Police on Tuesday served warrants seeking documents from six people and two companies as part of what is known as the Car Wash investigation into bribery to win contracts to buy and resell Petrobras fuel.
Petrobras said in an e-mailed response it only learned of Tuesday’s warrants after the police operation was made public. Petrobras said it was a victim of corrupt employees and that it has cooperated with authorities, providing information that led to the search warrants.
Vitol declined to comment on Tuesday. In the past, it has said it has a zero tolerance policy for bribery and corruption.
Prosecutors have alleged at least 12 million reais ($2.14 million) were paid between 2005 and 2015 to Petrobras employees working in Houston, London and Singapore.
The search warrants were approved by Judge Gabriela Hardt, based in part on tape recordings and other information provided by Marcio Dutra Goncalves, a former Vitol executive in Brazil, Hardt wrote in authorizing the warrants.
“Documentation submitted by Marcio Dutra, together with his collaborative statements, indicates that privileged information were shared at least between 24/10/2005 and 26/11/2014, and would contain the schedule and details of import and export operations by Petrobras,” the judge wrote.
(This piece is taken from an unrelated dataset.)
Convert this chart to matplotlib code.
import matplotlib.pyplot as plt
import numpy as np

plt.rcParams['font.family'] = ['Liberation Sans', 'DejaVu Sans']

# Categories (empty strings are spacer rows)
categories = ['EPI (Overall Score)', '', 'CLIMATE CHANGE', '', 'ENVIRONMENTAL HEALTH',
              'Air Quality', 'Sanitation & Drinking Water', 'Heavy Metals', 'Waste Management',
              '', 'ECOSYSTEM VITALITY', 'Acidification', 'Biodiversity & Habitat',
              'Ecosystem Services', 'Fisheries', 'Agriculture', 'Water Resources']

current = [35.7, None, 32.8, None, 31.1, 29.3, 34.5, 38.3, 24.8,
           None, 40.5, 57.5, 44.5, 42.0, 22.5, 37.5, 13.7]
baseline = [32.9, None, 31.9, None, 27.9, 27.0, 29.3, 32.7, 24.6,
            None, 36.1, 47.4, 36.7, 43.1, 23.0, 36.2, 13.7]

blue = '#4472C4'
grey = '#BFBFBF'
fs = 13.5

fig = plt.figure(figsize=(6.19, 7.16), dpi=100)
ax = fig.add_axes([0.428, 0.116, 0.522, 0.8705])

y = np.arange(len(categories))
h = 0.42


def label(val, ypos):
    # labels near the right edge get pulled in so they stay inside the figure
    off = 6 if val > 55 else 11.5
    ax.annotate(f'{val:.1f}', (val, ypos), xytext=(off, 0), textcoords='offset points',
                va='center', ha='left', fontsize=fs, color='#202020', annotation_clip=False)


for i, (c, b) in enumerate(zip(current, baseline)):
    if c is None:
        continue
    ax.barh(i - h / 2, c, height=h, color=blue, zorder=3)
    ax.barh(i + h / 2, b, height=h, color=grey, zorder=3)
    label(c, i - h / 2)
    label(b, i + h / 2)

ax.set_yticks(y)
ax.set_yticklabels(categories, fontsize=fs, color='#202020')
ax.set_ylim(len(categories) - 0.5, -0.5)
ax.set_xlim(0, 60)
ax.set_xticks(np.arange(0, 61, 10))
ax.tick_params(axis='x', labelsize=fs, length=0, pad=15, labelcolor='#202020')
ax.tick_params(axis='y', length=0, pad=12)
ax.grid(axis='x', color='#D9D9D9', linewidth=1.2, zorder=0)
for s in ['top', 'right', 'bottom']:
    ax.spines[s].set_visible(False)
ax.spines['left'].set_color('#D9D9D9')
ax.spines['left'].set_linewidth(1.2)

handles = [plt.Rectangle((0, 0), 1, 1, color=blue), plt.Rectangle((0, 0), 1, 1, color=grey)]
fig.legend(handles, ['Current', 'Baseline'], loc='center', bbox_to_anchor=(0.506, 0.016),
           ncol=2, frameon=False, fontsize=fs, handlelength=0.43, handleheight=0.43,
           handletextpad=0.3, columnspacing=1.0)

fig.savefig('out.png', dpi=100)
Dutra, who was Vitol’s Brazil chief executive for about a decade starting in 2005, is cooperating with prosecutors in exchange for leniency, the court said.
He has provided emails, bank records and hundreds of hours of conversations recorded using hidden devices, court documents showed. Dutra recorded the conversations to aid his recollection of events, a person close to the investigation said.
Eight audio recordings attached to the court documents contain conversations with former Vitol executives that approved payments to Petrobras employees, prosecutors said.
Dutra paid up to 12,000 reais in cash a month to a Petrobras employee named Ricardo Brandao for information on Petrobras strategy and pricing that would give Vitol an advantage over competitors, according to the court filings. He occasionally used his own money and was later reimbursed by Vitol through intermediaries, the filings said.
Dutra did not respond to messages left on a mobile phone or email included in court documents. His lawyer, Guilherme San Juan, could not be reached for comment after working hours. Reuters could not establish the whereabouts of Brandao or identify his attorney.
Tuesday’s probe expands the reach of authorities’ investigations from oil and bunker fuel trades at Petrobras offices in Houston and Rio de Janeiro to diesel and jet fuel there and in Europe and Asia.
No new criminal charges were brought on Tuesday.
The investigation into alleged kickbacks spans trades across four continents. Car Wash began in 2014 when a money laundering scheme was discovered at a gas station in Brazil’s capital, Brasilia, that led to top executives at Petrobras.
Some of the former Petrobras employees and middle men cited in previous phases of the investigation targeting trading firms have pleaded guilty and are cooperating with authorities in exchange for reduced sentences, Reuters has previously reported.
The transactions being reviewed involved 3.3 billion liters of fuel, prosecutors said in a statement on Tuesday.